Kalam Institute of Health Technology
- Motto in English: Vigyanena Jaataani Jeevanti
- Type: Public
- Established: 2017
- Founders: Dr. Jitendra Sharma
- Affiliations: Department of Biotechnology
- Director: Prof. K. VijayRaghavan
- Location: Visakhapatnam, Andhra Pradesh, India 17°37′47″N 83°09′46″E﻿ / ﻿17.629777°N 83.162910°E
- Website: kiht.in

= Kalam Institute of Health Technology =

Kalam Institute of Health Technology or KIHT is a Government of India project supported by the Department of Biotechnology. The institution established in July 2017 is named in honour of A. P. J. Abdul Kalam and is located at Visakhapatnam within the campus of Andhra Pradesh Medtech Zone.
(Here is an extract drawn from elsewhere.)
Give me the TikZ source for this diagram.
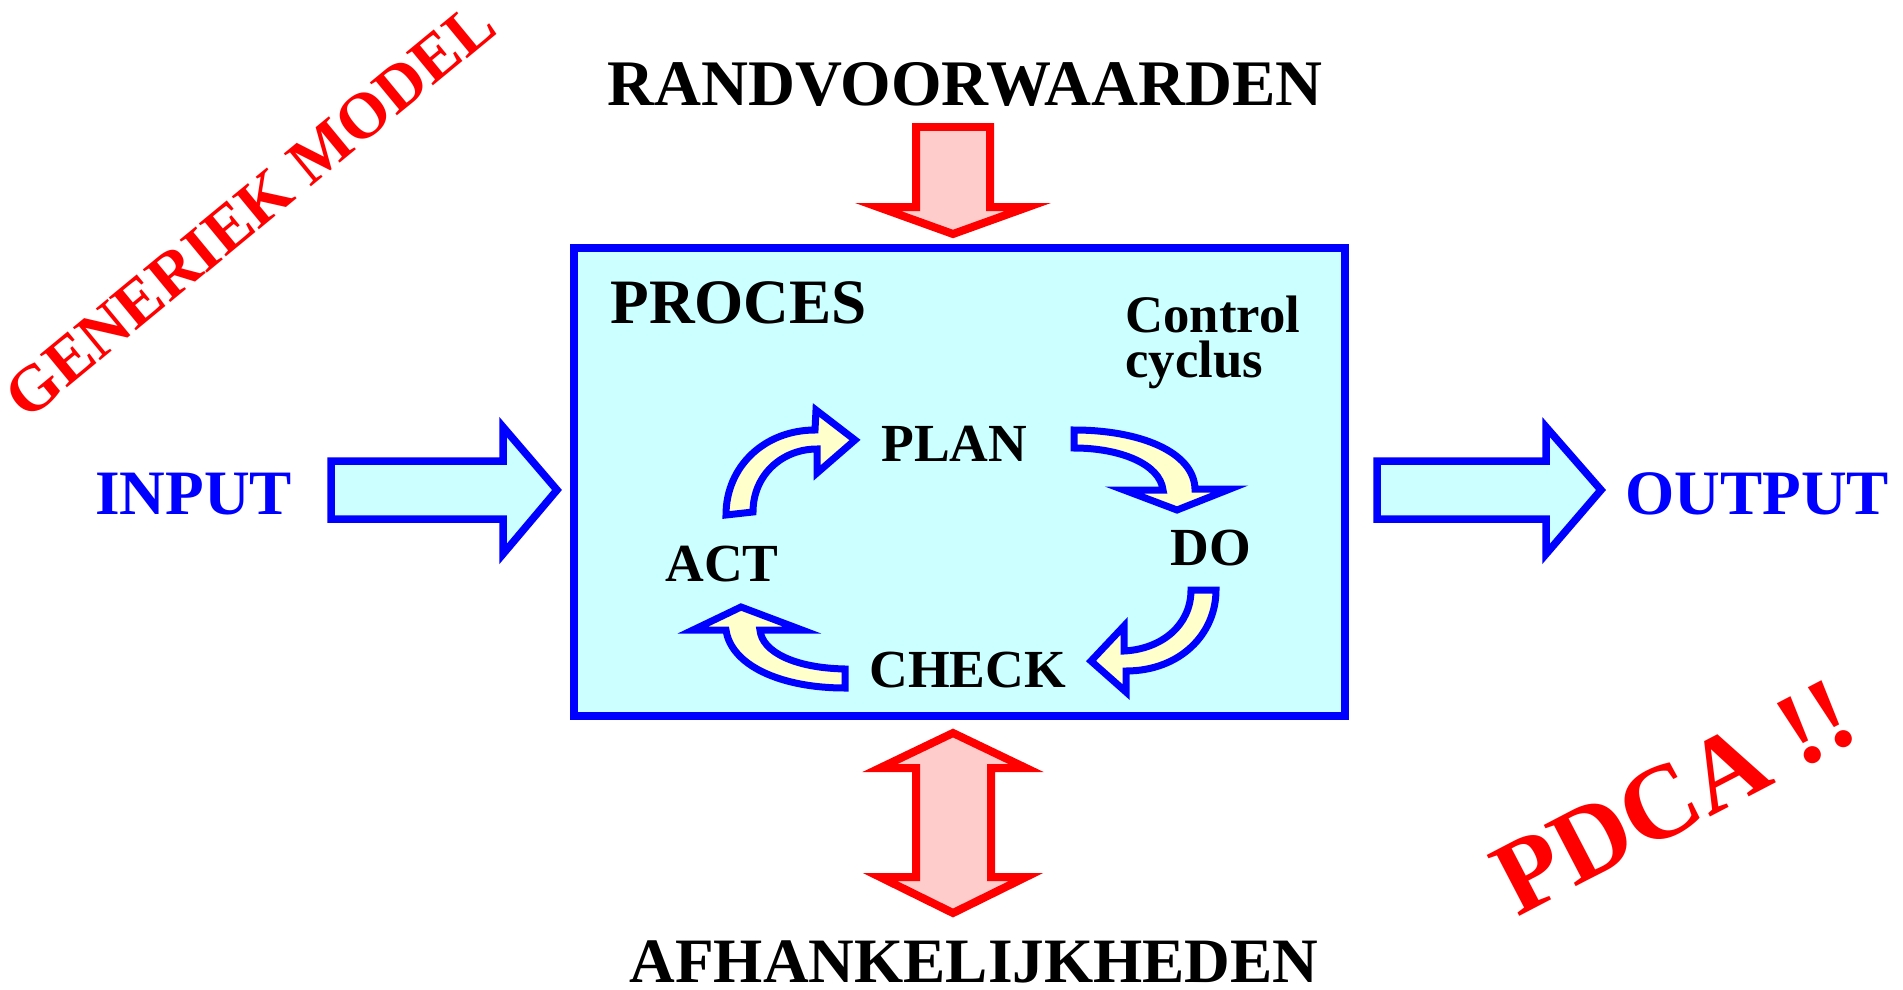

The institute was established under the Make in India Government programme.

==Institution==
Kalam Institute of Health Technology is focused on research and development of medical devices and medical technology exports. The Institute is supported by the Ministry of Science and Technology.

==Programme and research==
The institute will provide research and development of medical devices information for Andhra Pradesh Medtech Zone Limited and ties up with research for The Joanna Briggs Institute and University of Adelaide.